§ **INSTRUCTIONS FOR THE TASK**:
Return the listing below unchanged, minus its pictures.

§ **AVAILABLE DATA**:

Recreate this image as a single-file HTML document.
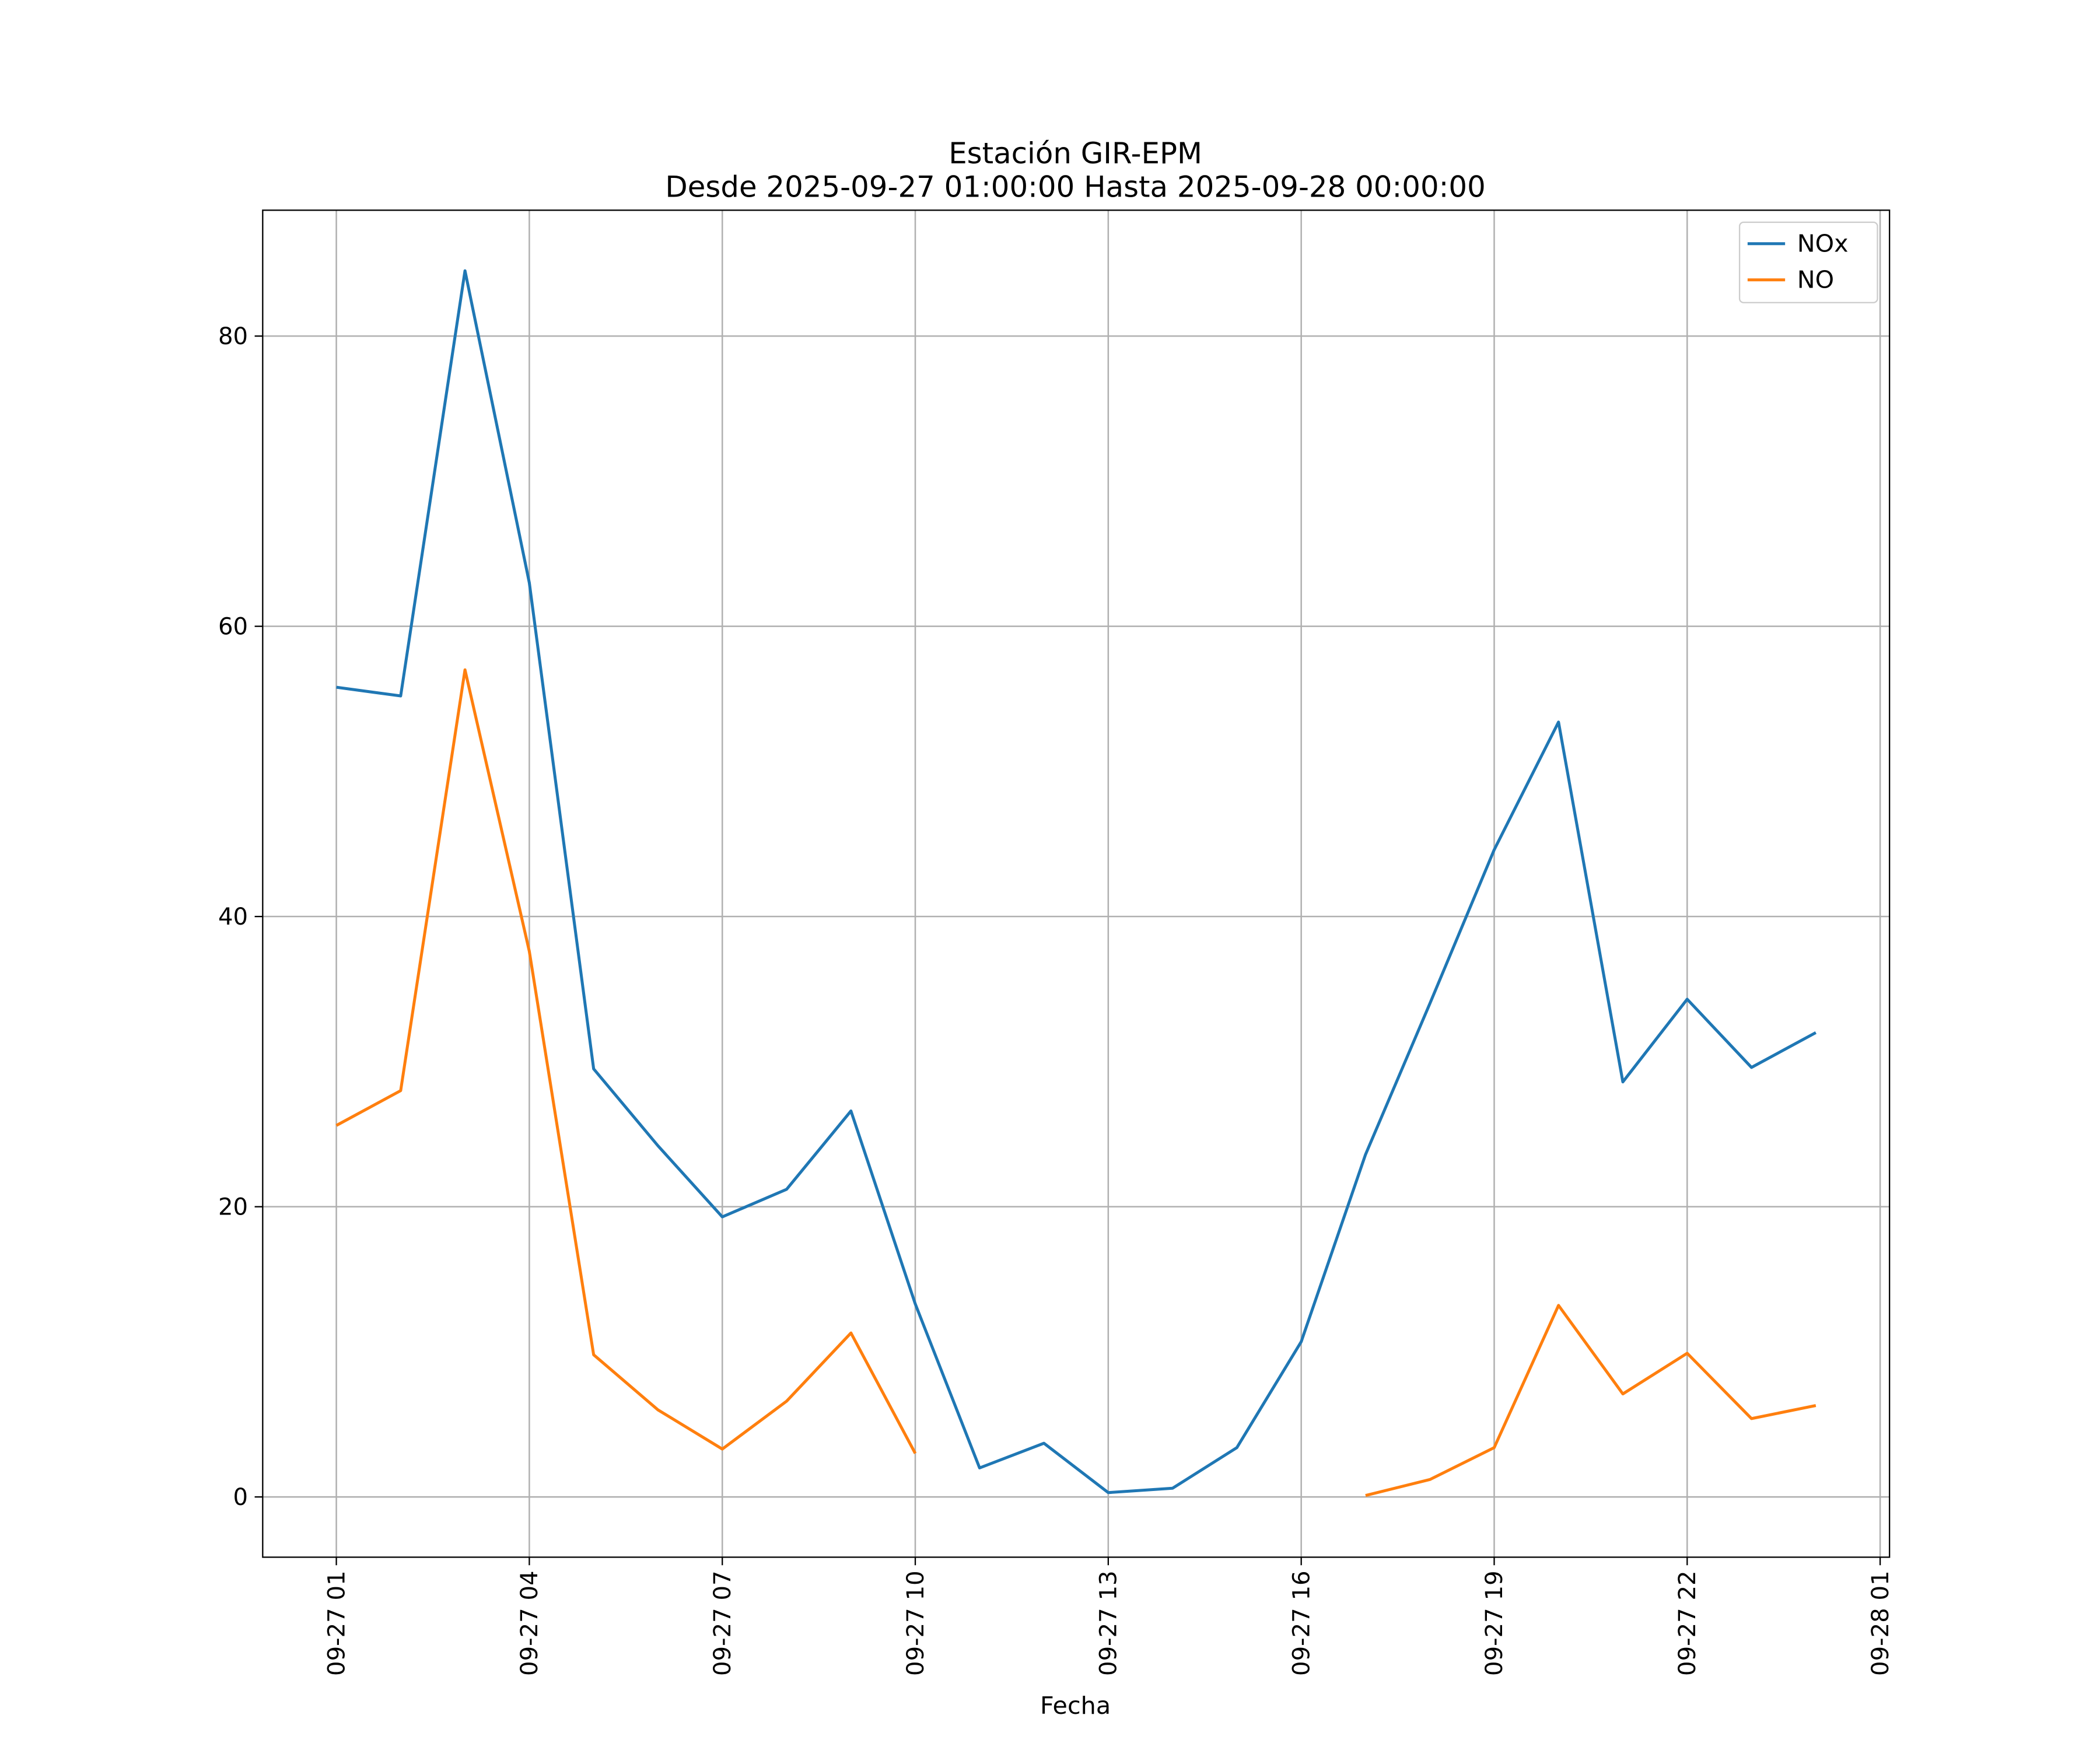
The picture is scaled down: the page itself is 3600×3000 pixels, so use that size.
<!DOCTYPE html>
<html><head><meta charset="utf-8"><style>
html,body{margin:0;padding:0;background:#fff;}
svg{display:block;font-family:"DejaVu Sans","Liberation Sans",sans-serif;}
</style></head><body>
<svg id="chart" width="3600" height="3000" viewBox="0 0 1568 1307" xmlns="http://www.w3.org/2000/svg">
<rect x="0" y="0" width="1568" height="1307" fill="#fff"/>
<text x="803" y="122" font-size="21.7" text-anchor="middle">Estación GIR-EPM</text>
<text x="803" y="147" font-size="21.7" text-anchor="middle">Desde 2025-09-27 01:00:00 Hasta 2025-09-28 00:00:00</text>
<g id="grid"></g>
<g id="series"></g>
<rect x="196" y="157" width="1215" height="1006" fill="none" stroke="#000" stroke-width="1"/>
<g id="axes"></g>
<text x="803" y="1280" font-size="18" text-anchor="middle">Fecha</text>
<g>
<rect x="1299" y="166" width="103" height="60" rx="3" fill="#fff" stroke="#ccc"/>
<line x1="1305" y1="182" x2="1333" y2="182" stroke="#1f77b4" stroke-width="2.2"/>
<text x="1342" y="188" font-size="18">NOx</text>
<line x1="1305" y1="209" x2="1333" y2="209" stroke="#ff7f0e" stroke-width="2.2"/>
<text x="1342" y="215" font-size="18">NO</text>
</g>
</svg>
<script>
const hours = [1,2,3,4,5,6,7,8,9,10,11,12,13,14,15,16,17,18,19,20,21,22,23,24];
const noxValues = [55.8,55.2,84.5,63,29.5,24.2,19.3,21.2,26.6,13.3,2.0,3.7,0.3,0.6,3.4,10.7,23.6,34,44.6,53.4,28.6,34.3,29.6,32.0];
const noValues = [25.6,28.0,57.0,37.6,9.8,6.0,3.3,6.6,11.3,3.0,null,null,null,null,null,null,0.1,1.2,3.4,13.2,7.1,9.9,5.4,6.3];
const yTicks = [0,20,40,60,80];
const xTickHours = [1,4,7,10,13,16,19,22,25];
const xTickLabels = ["09-27 01","09-27 04","09-27 07","09-27 10","09-27 13","09-27 16","09-27 19","09-27 22","09-28 01"];

const NS = "http://www.w3.org/2000/svg";
function xs(h){ return 251 + (h-1)*(1404-251)/24; }
function ys(v){ return 1118 - v*(1118-251)/80; }
function mk(tag, attrs, parent){ const e=document.createElementNS(NS,tag); for(const k in attrs) e.setAttribute(k,attrs[k]); parent.appendChild(e); return e; }
const grid=document.getElementById('grid'), axes=document.getElementById('axes'), series=document.getElementById('series');
yTicks.forEach(v=>{
  const y=ys(v);
  const g=mk('line',{x1:196,x2:1411,y1:y,y2:y,stroke:'#b0b0b0','stroke-width':1.1},grid);
  
  
  mk('line',{x1:190,x2:196,y1:y,y2:y,stroke:'#000'},axes);
  const t=mk('text',{x:185,y:y+6,'font-size':17.5,'text-anchor':'end'},axes);
  t.textContent=v;
  
  
});
xTickHours.forEach((h,i)=>{
  const x=xs(h);
  const g=mk('line',{x1:x,x2:x,y1:157,y2:1163,stroke:'#b0b0b0','stroke-width':1.1},grid);
  
  
  mk('line',{x1:x,x2:x,y1:1163,y2:1169,stroke:'#000'},axes);
  const t=mk('text',{x:x+6,y:1173,'font-size':17.5,'text-anchor':'end',transform:`rotate(-90 ${x+6} 1173)`},axes);
  t.textContent=xTickLabels[i];
  
  
});
function drawSeries(vals,color,name){
  let d='', pen=false;
  vals.forEach((v,i)=>{
    if(v===null){pen=false;return;}
    d+=(pen?'L':'M')+xs(hours[i])+' '+ys(v)+' ';
    pen=true;
  });
  const p=mk('path',{d:d,fill:'none',stroke:color,'stroke-width':2.2,'stroke-linejoin':'round'},series);
  
  
}
drawSeries(noxValues,'#1f77b4','nox-line');
drawSeries(noValues,'#ff7f0e','no-line');
</script>
</body></html>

§ **EXPECTED ANSWER**:
Recreate this image as a single-file HTML document.
The picture is scaled down: the page itself is 3600×3000 pixels, so use that size.
<!DOCTYPE html>
<html><head><meta charset="utf-8"><style>
html,body{margin:0;padding:0;background:#fff;}
svg{display:block;font-family:"DejaVu Sans","Liberation Sans",sans-serif;}
</style></head><body>
<svg id="chart" width="3600" height="3000" viewBox="0 0 1568 1307" xmlns="http://www.w3.org/2000/svg">
<rect x="0" y="0" width="1568" height="1307" fill="#fff"/>
<text x="803" y="122" font-size="21.7" text-anchor="middle">Estación GIR-EPM</text>
<text x="803" y="147" font-size="21.7" text-anchor="middle">Desde 2025-09-27 01:00:00 Hasta 2025-09-28 00:00:00</text>
<g id="grid"></g>
<g id="series"></g>
<rect x="196" y="157" width="1215" height="1006" fill="none" stroke="#000" stroke-width="1"/>
<g id="axes"></g>
<text x="803" y="1280" font-size="18" text-anchor="middle">Fecha</text>
<g>
<rect x="1299" y="166" width="103" height="60" rx="3" fill="#fff" stroke="#ccc"/>
<line x1="1305" y1="182" x2="1333" y2="182" stroke="#1f77b4" stroke-width="2.2"/>
<text x="1342" y="188" font-size="18">NOx</text>
<line x1="1305" y1="209" x2="1333" y2="209" stroke="#ff7f0e" stroke-width="2.2"/>
<text x="1342" y="215" font-size="18">NO</text>
</g>
</svg>
<script>
const hours = [1,2,3,4,5,6,7,8,9,10,11,12,13,14,15,16,17,18,19,20,21,22,23,24];
const noxValues = [55.8,55.2,84.5,63,29.5,24.2,19.3,21.2,26.6,13.3,2.0,3.7,0.3,0.6,3.4,10.7,23.6,34,44.6,53.4,28.6,34.3,29.6,32.0];
const noValues = [25.6,28.0,57.0,37.6,9.8,6.0,3.3,6.6,11.3,3.0,null,null,null,null,null,null,0.1,1.2,3.4,13.2,7.1,9.9,5.4,6.3];
const yTicks = [0,20,40,60,80];
const xTickHours = [1,4,7,10,13,16,19,22,25];
const xTickLabels = ["09-27 01","09-27 04","09-27 07","09-27 10","09-27 13","09-27 16","09-27 19","09-27 22","09-28 01"];

const NS = "http://www.w3.org/2000/svg";
function xs(h){ return 251 + (h-1)*(1404-251)/24; }
function ys(v){ return 1118 - v*(1118-251)/80; }
function mk(tag, attrs, parent){ const e=document.createElementNS(NS,tag); for(const k in attrs) e.setAttribute(k,attrs[k]); parent.appendChild(e); return e; }
const grid=document.getElementById('grid'), axes=document.getElementById('axes'), series=document.getElementById('series');
yTicks.forEach(v=>{
  const y=ys(v);
  const g=mk('line',{x1:196,x2:1411,y1:y,y2:y,stroke:'#b0b0b0','stroke-width':1.1},grid);
  
  
  mk('line',{x1:190,x2:196,y1:y,y2:y,stroke:'#000'},axes);
  const t=mk('text',{x:185,y:y+6,'font-size':17.5,'text-anchor':'end'},axes);
  t.textContent=v;
  
  
});
xTickHours.forEach((h,i)=>{
  const x=xs(h);
  const g=mk('line',{x1:x,x2:x,y1:157,y2:1163,stroke:'#b0b0b0','stroke-width':1.1},grid);
  
  
  mk('line',{x1:x,x2:x,y1:1163,y2:1169,stroke:'#000'},axes);
  const t=mk('text',{x:x+6,y:1173,'font-size':17.5,'text-anchor':'end',transform:`rotate(-90 ${x+6} 1173)`},axes);
  t.textContent=xTickLabels[i];
  
  
});
function drawSeries(vals,color,name){
  let d='', pen=false;
  vals.forEach((v,i)=>{
    if(v===null){pen=false;return;}
    d+=(pen?'L':'M')+xs(hours[i])+' '+ys(v)+' ';
    pen=true;
  });
  const p=mk('path',{d:d,fill:'none',stroke:color,'stroke-width':2.2,'stroke-linejoin':'round'},series);
  
  
}
drawSeries(noxValues,'#1f77b4','nox-line');
drawSeries(noValues,'#ff7f0e','no-line');
</script>
</body></html>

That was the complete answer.